Solaris Internals is a must read for system programmers and anyone interested in Operating System Design. The book is loaded with important information and splendidly organized into 4 major sections. Each section is well thought out and walks you from subject to subject, with serious technical depth. I found myself writing test programs throughout the book and am certain I've learned a great many things.
Part One deals with traps, interrupts, callouts, contexts, and lock primitives and goes where the Sparc/SparcV9 Architecture Manuals did not.
My favorite section was Part Two (Solaris Memory System), it left me with a clear understanding of _everything_ related to memory: HAT, TSB's, TLB, MMU, phys mem organization, page table hashing, paging, page scanner, address spaces and segments, seg drivers, slab allocator, watchpoints, multiple page sizing, memory managment strats, to name a few subjects...

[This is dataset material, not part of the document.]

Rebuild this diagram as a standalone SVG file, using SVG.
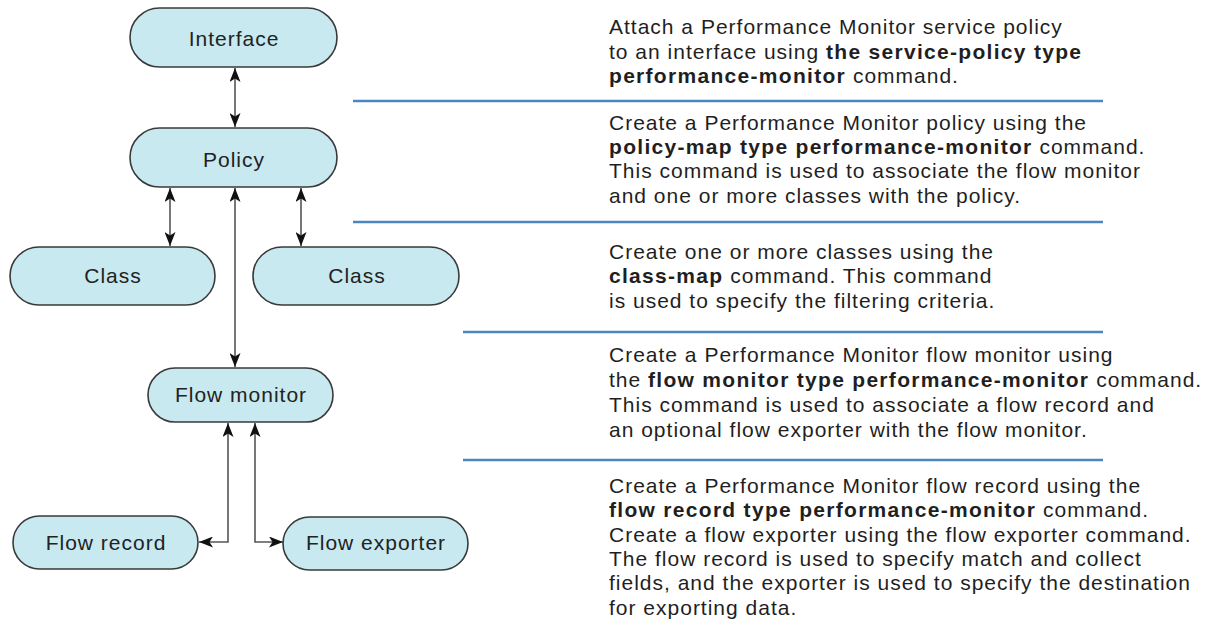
<svg xmlns="http://www.w3.org/2000/svg" width="1214" height="623" viewBox="0 0 1214 623">
  <style>
    .node { fill: #c7e9ef; stroke: #3a3a3a; stroke-width: 1.6; }
    .lbl { font-family: "Liberation Sans", Arial, sans-serif; font-size: 21px; letter-spacing: 1px; fill: #222; text-anchor: middle; }
    .txt { font-family: "Liberation Sans", Arial, sans-serif; font-size: 21px; letter-spacing: 1px; fill: #1f1f1f; }
    .b { font-weight: bold; letter-spacing: 1.3px; }
    .conn { fill: none; stroke: #555; stroke-width: 1.6; }
    .sep { stroke: #4a86c0; stroke-width: 2.6; }
  </style>
  <defs>
    <marker id="ah" viewBox="0 0 14 11" refX="14" refY="5.5" markerWidth="14" markerHeight="11" markerUnits="userSpaceOnUse" orient="auto-start-reverse">
      <path d="M0,0 L14,5.5 L0,11 L3.5,5.5 Z" fill="#111"/>
    </marker>
  </defs>
  <rect width="1214" height="623" fill="#ffffff"/>

  <g id="connectors">
    <line class="conn" x1="235" y1="68" x2="235" y2="127" marker-start="url(#ah)" marker-end="url(#ah)"/>
    <line class="conn" x1="170" y1="188" x2="170" y2="246" marker-start="url(#ah)" marker-end="url(#ah)"/>
    <line class="conn" x1="301" y1="188" x2="301" y2="246" marker-start="url(#ah)" marker-end="url(#ah)"/>
    <line class="conn" x1="235" y1="188" x2="235" y2="367" marker-start="url(#ah)" marker-end="url(#ah)"/>
    <polyline class="conn" points="228,423 228,542 199,542" marker-start="url(#ah)" marker-end="url(#ah)"/>
    <polyline class="conn" points="255,423 255,542 283,542" marker-start="url(#ah)" marker-end="url(#ah)"/>
  </g>

  <g id="node-interface">
    <rect class="node" x="130" y="8" width="207" height="59" rx="29.5"/>
    <text class="lbl" x="234" y="46">Interface</text>
  </g>
  <g id="node-policy">
    <rect class="node" x="130" y="128" width="207" height="59" rx="29.5"/>
    <text class="lbl" x="234" y="167">Policy</text>
  </g>
  <g id="node-class-left">
    <rect class="node" x="10" y="247" width="205" height="58" rx="29"/>
    <text class="lbl" x="113" y="283">Class</text>
  </g>
  <g id="node-class-right">
    <rect class="node" x="253" y="247" width="206" height="58" rx="29"/>
    <text class="lbl" x="357" y="283">Class</text>
  </g>
  <g id="node-flow-monitor">
    <rect class="node" x="148" y="368" width="185" height="54" rx="27"/>
    <text class="lbl" x="241" y="402">Flow monitor</text>
  </g>
  <g id="node-flow-record">
    <rect class="node" x="13" y="516" width="185" height="53" rx="26.5"/>
    <text class="lbl" x="106" y="550">Flow record</text>
  </g>
  <g id="node-flow-exporter">
    <rect class="node" x="283" y="517" width="185" height="53" rx="26.5"/>
    <text class="lbl" x="376" y="550">Flow exporter</text>
  </g>

  <g id="separators">
    <line class="sep" x1="353" y1="101" x2="1103" y2="101"/>
    <line class="sep" x1="353" y1="222" x2="1103" y2="222"/>
    <line class="sep" x1="463" y1="332" x2="1103" y2="332"/>
    <line class="sep" x1="463" y1="460" x2="1103" y2="460"/>
  </g>

  <g id="descriptions">
    <text class="txt" x="609" y="34">Attach a Performance Monitor service policy</text>
    <text class="txt" x="609" y="59">to an interface using <tspan class="b">the service-policy type</tspan></text>
    <text class="txt" x="609" y="83"><tspan class="b">performance-monitor</tspan> command.</text>

    <text class="txt" x="609" y="130">Create a Performance Monitor policy using the</text>
    <text class="txt" x="609" y="154"><tspan class="b">policy-map type performance-monitor</tspan> command.</text>
    <text class="txt" x="609" y="178">This command is used to associate the flow monitor</text>
    <text class="txt" x="609" y="203">and one or more classes with the policy.</text>

    <text class="txt" x="609" y="259">Create one or more classes using the</text>
    <text class="txt" x="609" y="283"><tspan class="b">class-map</tspan> command. This command</text>
    <text class="txt" x="609" y="308">is used to specify the filtering criteria.</text>

    <text class="txt" x="609" y="362">Create a Performance Monitor flow monitor using</text>
    <text class="txt" x="609" y="387">the <tspan class="b">flow monitor type performance-monitor</tspan> command.</text>
    <text class="txt" x="609" y="412">This command is used to associate a flow record and</text>
    <text class="txt" x="609" y="437">an optional flow exporter with the flow monitor.</text>

    <text class="txt" x="609" y="493">Create a Performance Monitor flow record using the</text>
    <text class="txt" x="609" y="517"><tspan class="b">flow record type performance-monitor</tspan> command.</text>
    <text class="txt" x="609" y="542">Create a flow exporter using the flow exporter command.</text>
    <text class="txt" x="609" y="566">The flow record is used to specify match and collect</text>
    <text class="txt" x="609" y="590">fields, and the exporter is used to specify the destination</text>
    <text class="txt" x="609" y="615">for exporting data.</text>
  </g>
</svg>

Part Three deals with threads, processes, and IPC. It has a large and very useful section on the Kernel Dispatcher and scheduling.
Part Four deals with everything 'file system'; DNLC, pn lookups, mmap, direct io, aio, fs cache, vnodes, vfs, etc. It contains useful details of useful Solaris features, which are easy to overlook in system manual pages.
Finally, Solaris Internals contains many data structure diagrams, charts, and tables -- the diagrams alone are enough to make the book useful!